| Stored data |

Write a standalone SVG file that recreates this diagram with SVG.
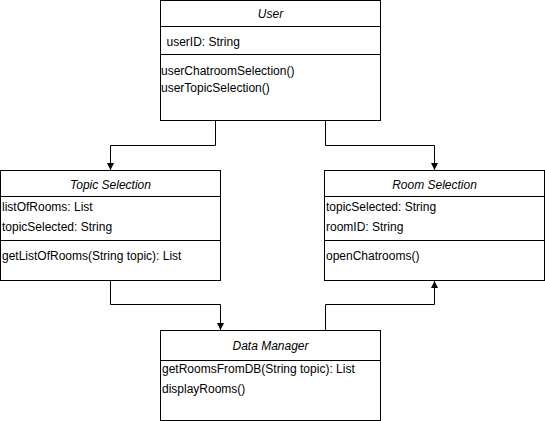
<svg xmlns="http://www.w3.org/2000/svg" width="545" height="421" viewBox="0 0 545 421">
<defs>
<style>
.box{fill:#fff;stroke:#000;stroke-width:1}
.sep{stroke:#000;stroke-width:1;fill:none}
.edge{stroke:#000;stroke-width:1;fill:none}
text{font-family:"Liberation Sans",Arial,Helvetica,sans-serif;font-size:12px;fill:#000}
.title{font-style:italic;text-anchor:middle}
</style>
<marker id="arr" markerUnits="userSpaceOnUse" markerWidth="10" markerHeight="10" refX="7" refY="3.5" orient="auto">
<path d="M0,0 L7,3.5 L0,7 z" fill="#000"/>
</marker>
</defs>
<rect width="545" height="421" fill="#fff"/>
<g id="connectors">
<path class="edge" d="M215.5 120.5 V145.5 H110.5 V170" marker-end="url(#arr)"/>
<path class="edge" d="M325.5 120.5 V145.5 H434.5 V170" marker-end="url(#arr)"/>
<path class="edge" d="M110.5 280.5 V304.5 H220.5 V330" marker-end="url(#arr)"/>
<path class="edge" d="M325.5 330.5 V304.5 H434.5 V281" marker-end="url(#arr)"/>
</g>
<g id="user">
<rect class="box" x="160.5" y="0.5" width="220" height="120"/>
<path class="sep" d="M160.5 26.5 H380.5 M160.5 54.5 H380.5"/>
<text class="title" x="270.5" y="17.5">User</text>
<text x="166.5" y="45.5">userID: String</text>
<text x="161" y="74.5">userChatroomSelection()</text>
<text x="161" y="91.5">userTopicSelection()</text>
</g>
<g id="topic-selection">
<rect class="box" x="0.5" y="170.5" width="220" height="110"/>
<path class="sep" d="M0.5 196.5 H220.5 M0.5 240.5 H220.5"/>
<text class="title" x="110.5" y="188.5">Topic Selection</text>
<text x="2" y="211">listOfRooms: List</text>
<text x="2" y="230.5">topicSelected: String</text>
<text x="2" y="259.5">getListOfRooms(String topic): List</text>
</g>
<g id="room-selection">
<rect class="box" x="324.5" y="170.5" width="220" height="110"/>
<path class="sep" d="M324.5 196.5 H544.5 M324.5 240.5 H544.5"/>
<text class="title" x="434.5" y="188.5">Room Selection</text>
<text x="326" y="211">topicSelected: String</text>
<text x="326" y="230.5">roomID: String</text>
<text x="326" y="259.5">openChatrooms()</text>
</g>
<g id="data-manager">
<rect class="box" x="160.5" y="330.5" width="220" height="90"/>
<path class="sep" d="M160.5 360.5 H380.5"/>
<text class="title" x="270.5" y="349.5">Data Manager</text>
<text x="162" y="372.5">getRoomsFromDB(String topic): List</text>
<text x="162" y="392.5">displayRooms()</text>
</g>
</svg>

| Given instruction |
Transcribe the material exactly, leaving every picture out.

| The result |
Write a standalone SVG file that recreates this diagram with SVG.
<svg xmlns="http://www.w3.org/2000/svg" width="545" height="421" viewBox="0 0 545 421">
<defs>
<style>
.box{fill:#fff;stroke:#000;stroke-width:1}
.sep{stroke:#000;stroke-width:1;fill:none}
.edge{stroke:#000;stroke-width:1;fill:none}
text{font-family:"Liberation Sans",Arial,Helvetica,sans-serif;font-size:12px;fill:#000}
.title{font-style:italic;text-anchor:middle}
</style>
<marker id="arr" markerUnits="userSpaceOnUse" markerWidth="10" markerHeight="10" refX="7" refY="3.5" orient="auto">
<path d="M0,0 L7,3.5 L0,7 z" fill="#000"/>
</marker>
</defs>
<rect width="545" height="421" fill="#fff"/>
<g id="connectors">
<path class="edge" d="M215.5 120.5 V145.5 H110.5 V170" marker-end="url(#arr)"/>
<path class="edge" d="M325.5 120.5 V145.5 H434.5 V170" marker-end="url(#arr)"/>
<path class="edge" d="M110.5 280.5 V304.5 H220.5 V330" marker-end="url(#arr)"/>
<path class="edge" d="M325.5 330.5 V304.5 H434.5 V281" marker-end="url(#arr)"/>
</g>
<g id="user">
<rect class="box" x="160.5" y="0.5" width="220" height="120"/>
<path class="sep" d="M160.5 26.5 H380.5 M160.5 54.5 H380.5"/>
<text class="title" x="270.5" y="17.5">User</text>
<text x="166.5" y="45.5">userID: String</text>
<text x="161" y="74.5">userChatroomSelection()</text>
<text x="161" y="91.5">userTopicSelection()</text>
</g>
<g id="topic-selection">
<rect class="box" x="0.5" y="170.5" width="220" height="110"/>
<path class="sep" d="M0.5 196.5 H220.5 M0.5 240.5 H220.5"/>
<text class="title" x="110.5" y="188.5">Topic Selection</text>
<text x="2" y="211">listOfRooms: List</text>
<text x="2" y="230.5">topicSelected: String</text>
<text x="2" y="259.5">getListOfRooms(String topic): List</text>
</g>
<g id="room-selection">
<rect class="box" x="324.5" y="170.5" width="220" height="110"/>
<path class="sep" d="M324.5 196.5 H544.5 M324.5 240.5 H544.5"/>
<text class="title" x="434.5" y="188.5">Room Selection</text>
<text x="326" y="211">topicSelected: String</text>
<text x="326" y="230.5">roomID: String</text>
<text x="326" y="259.5">openChatrooms()</text>
</g>
<g id="data-manager">
<rect class="box" x="160.5" y="330.5" width="220" height="90"/>
<path class="sep" d="M160.5 360.5 H380.5"/>
<text class="title" x="270.5" y="349.5">Data Manager</text>
<text x="162" y="372.5">getRoomsFromDB(String topic): List</text>
<text x="162" y="392.5">displayRooms()</text>
</g>
</svg>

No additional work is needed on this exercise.